Exercise instructions:
Everything from the line containing "Write a web" down to the line containing "16, 8, 4, 2];" is to be returned exactly; include both boundary lines and leave out all others.

Records shown:
:::

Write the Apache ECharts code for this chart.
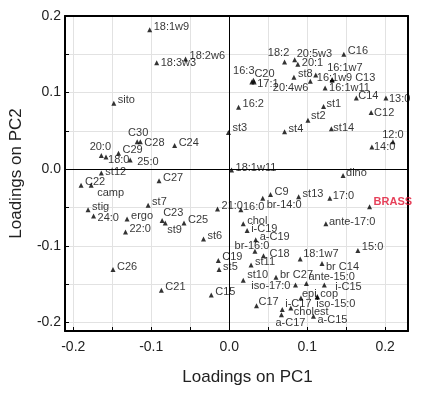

:::

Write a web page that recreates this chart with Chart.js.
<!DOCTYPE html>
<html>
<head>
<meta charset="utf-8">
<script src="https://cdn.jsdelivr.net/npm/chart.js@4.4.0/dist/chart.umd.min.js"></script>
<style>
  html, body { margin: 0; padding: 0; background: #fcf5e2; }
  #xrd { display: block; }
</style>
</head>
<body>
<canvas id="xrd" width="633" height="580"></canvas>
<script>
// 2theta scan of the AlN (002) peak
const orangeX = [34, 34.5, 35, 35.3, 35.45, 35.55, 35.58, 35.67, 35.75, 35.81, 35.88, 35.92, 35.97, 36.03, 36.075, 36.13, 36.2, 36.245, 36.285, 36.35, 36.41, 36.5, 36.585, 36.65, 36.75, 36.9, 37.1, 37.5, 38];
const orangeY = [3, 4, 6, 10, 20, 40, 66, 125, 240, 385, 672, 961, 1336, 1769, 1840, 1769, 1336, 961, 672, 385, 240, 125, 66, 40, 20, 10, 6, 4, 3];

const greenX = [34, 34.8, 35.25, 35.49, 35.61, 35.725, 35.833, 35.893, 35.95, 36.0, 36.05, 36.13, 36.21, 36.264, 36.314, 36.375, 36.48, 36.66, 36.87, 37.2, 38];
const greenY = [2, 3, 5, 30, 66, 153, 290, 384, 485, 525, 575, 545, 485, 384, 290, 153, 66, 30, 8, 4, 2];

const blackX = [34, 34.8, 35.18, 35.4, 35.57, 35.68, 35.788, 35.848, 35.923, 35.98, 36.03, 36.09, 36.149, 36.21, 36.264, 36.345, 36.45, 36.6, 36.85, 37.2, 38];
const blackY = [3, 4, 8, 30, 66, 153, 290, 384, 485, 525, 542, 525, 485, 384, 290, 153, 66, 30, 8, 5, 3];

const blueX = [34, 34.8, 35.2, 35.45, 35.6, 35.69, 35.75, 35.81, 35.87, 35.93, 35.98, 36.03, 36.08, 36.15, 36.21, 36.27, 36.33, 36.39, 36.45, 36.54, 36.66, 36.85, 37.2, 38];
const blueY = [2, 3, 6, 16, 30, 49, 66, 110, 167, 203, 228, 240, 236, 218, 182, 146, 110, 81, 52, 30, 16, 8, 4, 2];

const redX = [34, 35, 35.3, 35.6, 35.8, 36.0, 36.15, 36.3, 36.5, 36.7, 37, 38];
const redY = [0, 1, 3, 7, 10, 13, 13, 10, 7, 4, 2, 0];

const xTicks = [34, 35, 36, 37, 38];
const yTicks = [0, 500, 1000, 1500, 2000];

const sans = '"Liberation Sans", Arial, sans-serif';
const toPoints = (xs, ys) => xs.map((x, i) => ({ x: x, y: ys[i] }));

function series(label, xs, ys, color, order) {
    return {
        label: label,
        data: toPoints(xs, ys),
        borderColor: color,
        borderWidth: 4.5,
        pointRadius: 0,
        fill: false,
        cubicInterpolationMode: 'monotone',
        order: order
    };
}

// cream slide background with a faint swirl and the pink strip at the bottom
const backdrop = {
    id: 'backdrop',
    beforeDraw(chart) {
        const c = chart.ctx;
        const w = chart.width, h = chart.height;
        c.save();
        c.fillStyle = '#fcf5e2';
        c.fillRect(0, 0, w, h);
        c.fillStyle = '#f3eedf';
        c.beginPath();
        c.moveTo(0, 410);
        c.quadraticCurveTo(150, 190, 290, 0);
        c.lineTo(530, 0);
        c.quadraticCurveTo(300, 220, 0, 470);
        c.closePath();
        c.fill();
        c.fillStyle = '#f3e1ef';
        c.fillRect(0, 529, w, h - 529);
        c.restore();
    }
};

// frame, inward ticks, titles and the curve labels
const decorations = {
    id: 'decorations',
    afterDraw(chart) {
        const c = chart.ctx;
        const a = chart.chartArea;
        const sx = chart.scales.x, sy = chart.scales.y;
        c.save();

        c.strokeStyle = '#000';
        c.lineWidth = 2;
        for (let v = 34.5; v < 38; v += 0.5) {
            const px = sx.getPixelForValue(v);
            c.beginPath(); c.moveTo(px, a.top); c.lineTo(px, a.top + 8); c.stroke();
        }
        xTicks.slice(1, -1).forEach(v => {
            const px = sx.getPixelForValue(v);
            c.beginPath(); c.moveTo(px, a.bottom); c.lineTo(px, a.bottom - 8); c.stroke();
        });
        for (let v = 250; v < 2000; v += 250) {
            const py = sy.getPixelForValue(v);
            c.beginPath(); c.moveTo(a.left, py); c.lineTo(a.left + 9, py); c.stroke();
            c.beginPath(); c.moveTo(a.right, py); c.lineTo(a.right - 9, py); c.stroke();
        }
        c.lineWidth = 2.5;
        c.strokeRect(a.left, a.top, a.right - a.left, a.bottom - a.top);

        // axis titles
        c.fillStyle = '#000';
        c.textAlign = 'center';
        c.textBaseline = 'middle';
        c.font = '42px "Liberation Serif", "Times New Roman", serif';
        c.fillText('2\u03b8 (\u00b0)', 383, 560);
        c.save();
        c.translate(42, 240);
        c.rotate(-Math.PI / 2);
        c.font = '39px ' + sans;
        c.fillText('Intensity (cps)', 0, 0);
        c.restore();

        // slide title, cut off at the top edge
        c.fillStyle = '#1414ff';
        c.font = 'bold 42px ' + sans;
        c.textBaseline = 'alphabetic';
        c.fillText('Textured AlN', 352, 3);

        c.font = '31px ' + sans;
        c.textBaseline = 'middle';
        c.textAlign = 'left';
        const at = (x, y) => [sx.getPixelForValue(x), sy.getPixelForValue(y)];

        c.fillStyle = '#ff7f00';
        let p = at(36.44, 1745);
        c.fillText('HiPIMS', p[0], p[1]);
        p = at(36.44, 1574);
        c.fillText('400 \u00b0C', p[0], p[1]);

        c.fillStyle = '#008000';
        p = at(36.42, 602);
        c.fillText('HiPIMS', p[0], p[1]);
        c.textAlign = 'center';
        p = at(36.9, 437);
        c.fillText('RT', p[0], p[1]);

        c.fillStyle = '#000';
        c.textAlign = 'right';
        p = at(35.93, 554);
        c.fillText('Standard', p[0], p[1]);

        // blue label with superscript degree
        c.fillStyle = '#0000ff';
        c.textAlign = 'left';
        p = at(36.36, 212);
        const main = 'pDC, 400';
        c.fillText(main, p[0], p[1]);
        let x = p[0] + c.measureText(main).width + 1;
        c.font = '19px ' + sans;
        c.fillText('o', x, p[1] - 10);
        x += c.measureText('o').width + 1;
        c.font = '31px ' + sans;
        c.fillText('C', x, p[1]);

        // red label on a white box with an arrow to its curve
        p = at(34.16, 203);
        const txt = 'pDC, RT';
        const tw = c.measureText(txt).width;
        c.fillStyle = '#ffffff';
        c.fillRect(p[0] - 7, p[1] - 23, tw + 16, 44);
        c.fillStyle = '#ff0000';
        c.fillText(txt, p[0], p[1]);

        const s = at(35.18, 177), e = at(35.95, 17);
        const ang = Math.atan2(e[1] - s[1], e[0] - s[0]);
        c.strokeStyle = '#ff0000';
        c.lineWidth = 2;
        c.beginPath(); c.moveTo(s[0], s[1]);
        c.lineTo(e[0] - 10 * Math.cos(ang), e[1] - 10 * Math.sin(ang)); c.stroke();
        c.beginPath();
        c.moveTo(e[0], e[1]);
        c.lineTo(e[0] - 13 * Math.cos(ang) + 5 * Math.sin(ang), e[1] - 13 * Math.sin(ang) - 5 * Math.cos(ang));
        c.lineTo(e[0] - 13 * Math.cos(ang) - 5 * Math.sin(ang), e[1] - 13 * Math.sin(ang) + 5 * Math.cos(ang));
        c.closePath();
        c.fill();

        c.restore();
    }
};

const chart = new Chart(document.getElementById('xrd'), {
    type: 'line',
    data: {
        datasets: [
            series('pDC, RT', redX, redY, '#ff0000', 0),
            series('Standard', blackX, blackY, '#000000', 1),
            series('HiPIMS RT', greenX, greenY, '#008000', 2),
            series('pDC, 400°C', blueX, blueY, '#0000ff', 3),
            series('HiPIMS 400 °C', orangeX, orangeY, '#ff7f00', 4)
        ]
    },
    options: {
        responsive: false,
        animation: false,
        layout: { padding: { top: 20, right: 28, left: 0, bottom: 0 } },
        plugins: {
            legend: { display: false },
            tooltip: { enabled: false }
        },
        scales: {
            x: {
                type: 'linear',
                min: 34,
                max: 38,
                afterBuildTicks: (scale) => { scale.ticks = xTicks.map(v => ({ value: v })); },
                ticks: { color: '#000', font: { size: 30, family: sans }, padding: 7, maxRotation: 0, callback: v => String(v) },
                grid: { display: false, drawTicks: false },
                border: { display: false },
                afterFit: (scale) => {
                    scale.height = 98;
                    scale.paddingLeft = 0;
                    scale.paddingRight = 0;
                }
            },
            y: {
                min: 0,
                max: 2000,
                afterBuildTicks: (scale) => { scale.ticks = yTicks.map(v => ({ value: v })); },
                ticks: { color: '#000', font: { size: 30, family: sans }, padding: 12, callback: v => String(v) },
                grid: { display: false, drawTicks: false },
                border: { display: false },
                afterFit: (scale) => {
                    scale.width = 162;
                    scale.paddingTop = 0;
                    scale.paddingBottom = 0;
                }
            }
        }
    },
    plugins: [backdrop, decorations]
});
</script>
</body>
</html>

:::

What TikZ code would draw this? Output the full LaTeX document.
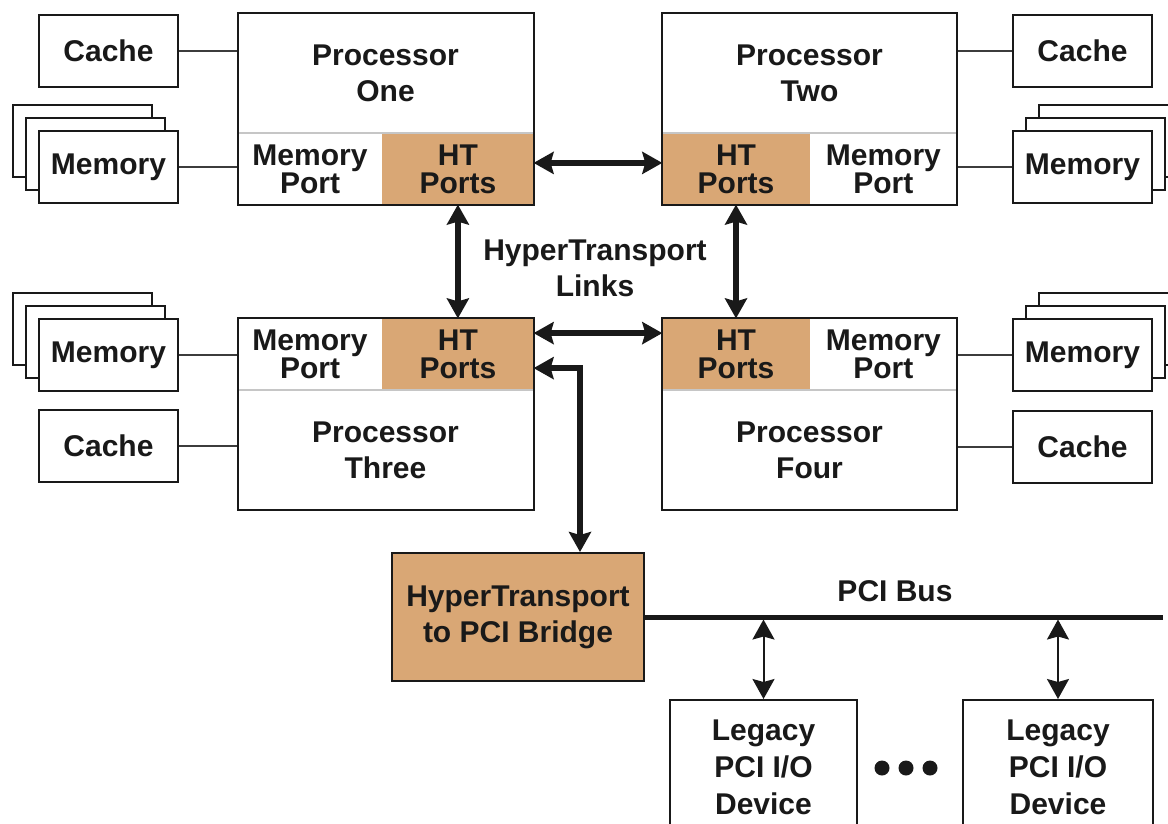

:::

Result for this exercise:
Write a web page that recreates this chart with Chart.js.
<!DOCTYPE html>
<html>
<head>
<meta charset="utf-8">
<script src="https://cdn.jsdelivr.net/npm/chart.js@4.4.0/dist/chart.umd.min.js"></script>
<style>
  html, body { margin: 0; padding: 0; background: #fcf5e2; }
  #xrd { display: block; }
</style>
</head>
<body>
<canvas id="xrd" width="633" height="580"></canvas>
<script>
// 2theta scan of the AlN (002) peak
const orangeX = [34, 34.5, 35, 35.3, 35.45, 35.55, 35.58, 35.67, 35.75, 35.81, 35.88, 35.92, 35.97, 36.03, 36.075, 36.13, 36.2, 36.245, 36.285, 36.35, 36.41, 36.5, 36.585, 36.65, 36.75, 36.9, 37.1, 37.5, 38];
const orangeY = [3, 4, 6, 10, 20, 40, 66, 125, 240, 385, 672, 961, 1336, 1769, 1840, 1769, 1336, 961, 672, 385, 240, 125, 66, 40, 20, 10, 6, 4, 3];

const greenX = [34, 34.8, 35.25, 35.49, 35.61, 35.725, 35.833, 35.893, 35.95, 36.0, 36.05, 36.13, 36.21, 36.264, 36.314, 36.375, 36.48, 36.66, 36.87, 37.2, 38];
const greenY = [2, 3, 5, 30, 66, 153, 290, 384, 485, 525, 575, 545, 485, 384, 290, 153, 66, 30, 8, 4, 2];

const blackX = [34, 34.8, 35.18, 35.4, 35.57, 35.68, 35.788, 35.848, 35.923, 35.98, 36.03, 36.09, 36.149, 36.21, 36.264, 36.345, 36.45, 36.6, 36.85, 37.2, 38];
const blackY = [3, 4, 8, 30, 66, 153, 290, 384, 485, 525, 542, 525, 485, 384, 290, 153, 66, 30, 8, 5, 3];

const blueX = [34, 34.8, 35.2, 35.45, 35.6, 35.69, 35.75, 35.81, 35.87, 35.93, 35.98, 36.03, 36.08, 36.15, 36.21, 36.27, 36.33, 36.39, 36.45, 36.54, 36.66, 36.85, 37.2, 38];
const blueY = [2, 3, 6, 16, 30, 49, 66, 110, 167, 203, 228, 240, 236, 218, 182, 146, 110, 81, 52, 30, 16, 8, 4, 2];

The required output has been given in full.